Para un adulto algo avezado a la vida y con un cierto criterio, una historia nunca podrá arrebatarle, implicarle ni interpelarle si ésta carece de verosimilitud. El almibarado idilio que se nos trata de hacer creer que perdura impoluto durante esos 50 años de matrimonio, es sencillamente inverosímil; además de anti-literario,  ya que la literatura se alimenta y se sostiene -se crea, en definitiva- de y desde la realidad, siempre impredecible y cambiante, caleidoscópica y retadora, poblada de polifonías y claroscuros. La realidad nunca nos podrá mostrar un caso semejante, sí en cambio su  radical opuesto: la mente idealizadora y, por ende, “escapista” (de la realidad, claro).
El verdadero éxito concebible en el amor (y habría que puntualizar aquí; del “amor conyugal”) es el de que éste llegue a mantenerse a flote, vivo… con el paso del tiempo y a-pesar-de las dificultades, de los desencuentros y decepciones, de las naturales frustraciones de las que nadie se libra, de los intentos –ya conscientes o inconscientes- de manipulación o de dominio por parte de uno u otro… En fin, de nuestras miserias e imperfecciones humanas. Porque no, no somos perfectos, y por ello nuestro amor tampoco puede serlo. Si el amor logra vencer todos esos escollos, ése habrá sido su triunfo. ¡Y su mérito!: si Ulises hubiera retornado a Ítaca tras pasar algunos felices días navegando por las apacibles aguas del Mediterráneo, nunca se le habría otorgado la calidad de héroe. Y no hay nada más heroico (por intrépido y osado) que el amor mismo; cada día poniéndose a prueba y enfrentándose a nuevos retos y desafíos, a imponderables de toda suerte… Pero eso sí, sin alardes ni afán protagonista alguno, sin exhibicionismos, ruidos ni alharacas… Discretamente. Porque su ODISEA es siempre anónima. Por eso amar es vivir P L E N A M E N T E.

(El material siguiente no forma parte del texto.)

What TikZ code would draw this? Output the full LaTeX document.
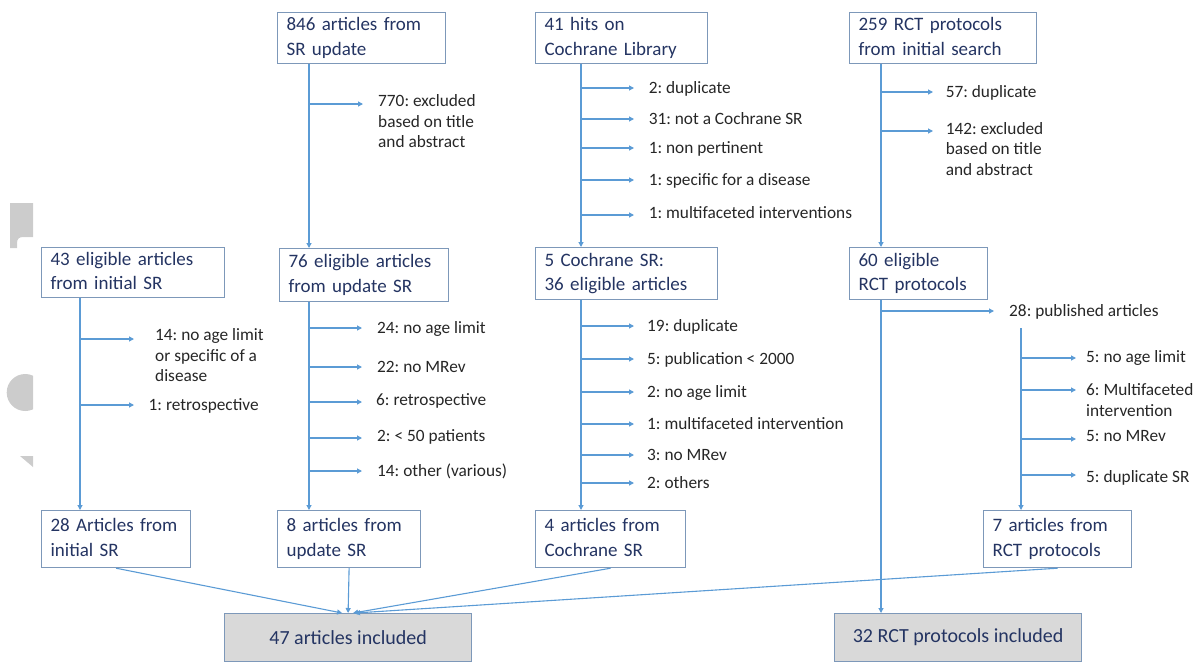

Pero este no es el caso. Los protagonistas de esta historia vivieron felices comiendo perdices… durante medio siglo. ¿Es posible una relación tan monocromática? ¿Acaso se instalaron de por vida en las prístinas cúspides nevadas sin conocer los abismos, las cuevas ni los frondosos valles? ¿O tal vez acabaron convirtiéndose en un par de edulcoradas amebas?... No cuela, como no cuela tampoco el pueril mito de la (única) media naranja, inspirado en una de las teorías que se nos narra en El banquete, de Platón (padre del idealismo, por cierto).
 En el relato color naranja sólo se aprecian un par de pinceladas de diferente tonalidad:
1-     La mujer, habiéndose reencontrado con su antiguo y gran amor, aún duda. Ama a ese hombre, pero también ama (aunque “de otra forma”, según confiesa) al abogado con quien está prometida, y que sabe que va a garantizarle una vida reputada y suntuosa.
 Efectivamente, se da cuenta de que  el amor no es exclusivo.
2-     Y aún otra pincelada más escueta pero de contundente realismo: a los 35 años de casados, ella le “echa” de la habitación… porque ronca y no le deja dormir. ¡Soberbia!
 
He de admitir, sin embargo, que a mí todo contraste me prende. ¿Cómo si no hubiera sido capaz de escribir algo como GUINDA?